Just know this: If the meat and potatoes of stocks and bonds won't solve your problem, it's highly unlikely that feces-infused arugula will.
Rather than list a litany of Wall Street's bad products, I'll share a real-life example. A friend came to me with a product that she didn't quite understand (red flag No. 1) but that sounded downright amazing (red flag No. 2).
It was a CD that was "market linked" to a commodity index. Her financial advisor explained to her that as with a CD, she couldn't lose money on it. Yet she would get to participate in the upside of the exciting commodities market. How could you go wrong in a "heads you break even, tails you win" scenario?
Well, after I dug in, I found out. This was a few years back, so I'll try to reconstruct the details as best as I can.
This commodity-linked CD had a term of six years. The interest rate you'd receive at the end of the period would depend on the performance of a basket of commodities (think oil, gold, soybeans, corn, live cattle, lean hogs, aluminum, etc.). If commodities dropped in those six years, you wouldn't be on the hook for the loss; you'd simply receive your principal back with zero interest. If commodities rose, you got to participate, but your gains were capped at 8.7% a year.
That doesn't sound so bad -- until you get to the fees.
Her broker would take a chunk, and so would the originating bank that conceived this unnatural beast of an instrument. I wish I had the exact fee amount handy -- as you can imagine, the broker didn't spell it out in a neat calculation. But I remember estimating it, and it was darn expensive. Let's say 5% a year.
So, after fees, that "you can't lose money" promise becomes an outright lie. If commodities went down, you were locking in losses of 5% per year.

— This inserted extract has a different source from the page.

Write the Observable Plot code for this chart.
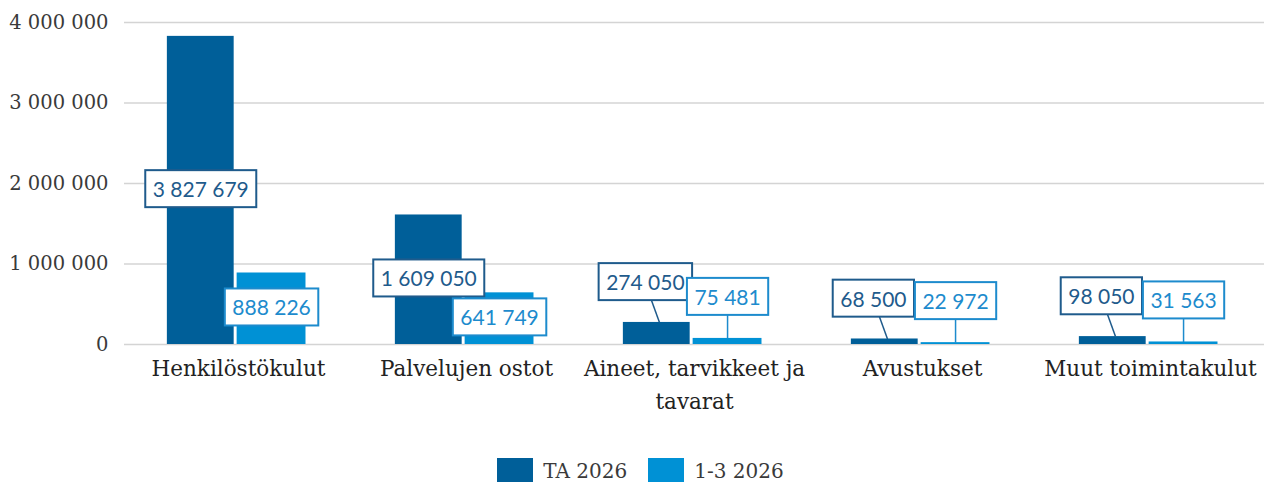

If commodities went up, the most you'd get was 3.7% a year.
For comparison, back then you could get an FDIC-guaranteed 2% on a plain old, totally safe five-year CD -- no matter what happened with the price of lean hogs.
The bottom line on exotic stuff is all the cliches you've ever heard: There's no such thing as a free lunch; if it sounds too good to be true, it probably is; if you don't understand it, don't buy it until you do; and so on.
This finally brings us to...
The stock-based approach
The case for stocks is pretty darn easy to make, based on past returns.
The U.S. stock market has had an annualized return of around 9% before inflation and 6% after inflation going back to 1871 or 1928 -- or pretty much whenever you want to start your reminiscing.
Let's take a quick look at how that stacks up against your other options in 30 years' time:
- If you did nothing, a 3% inflation rate would take your dollar and reduce it to $0.41.
- If you treaded water with some combination of checking accounts, savings accounts, CDs, and short-term Treasuries, your dollar would still be roughly a dollar. I didn't include gold, but in the past gold has roughly broken even. As for the exotic instruments that financial professionals peddle, you'd be lucky if they matched the "do nothing" option.
- Bonds would get you almost $3 for your $1. Ibbotson Associates has the 20-year Treasury note historically returning 2.4% after inflation. To make a fair comparison, I juiced that up to 3.5%, assuming some higher-yielding non-Treasury bonds were thrown into the mix.
- Stocks would double bonds' performance and turn your $1 into almost $6.
The stock domination is even greater if you extend the time period to 60 years:
So, that $1 turns into just $0.17 if you do nothing, but almost $33 if you buy stocks.
To revisit the car example we used before, recall that a million dollars today could buy 31 cars. If you did nothing, after 60 years that would be about five cars. If that money were in stocks, you could buy over 1,000 new cars!
OK, I think you get the idea. Historically, U.S. stocks have done very, very well. But maybe you're like Mark McGwire, and you're not here to talk about the past. After all, no one can predict the future, so why should we expect that stocks will beat all these other instruments as they have in the past?
Here's the argument that convinces me.
Take a second and think of the most capable, driven person you can think of. Wouldn't you love to profit off of their work?
How about Howard Schultz's work? Or Warren Buffett's? Or Jeff Bezos'? Or Mark Zuckerberg's?
That's what buying stock in a company is. While you're at home barbecuing with your family and friends, these obsessive geniuses are focused on making their businesses bigger, faster, and stronger. Buying stock in their companies allows you to go about your day and benefit.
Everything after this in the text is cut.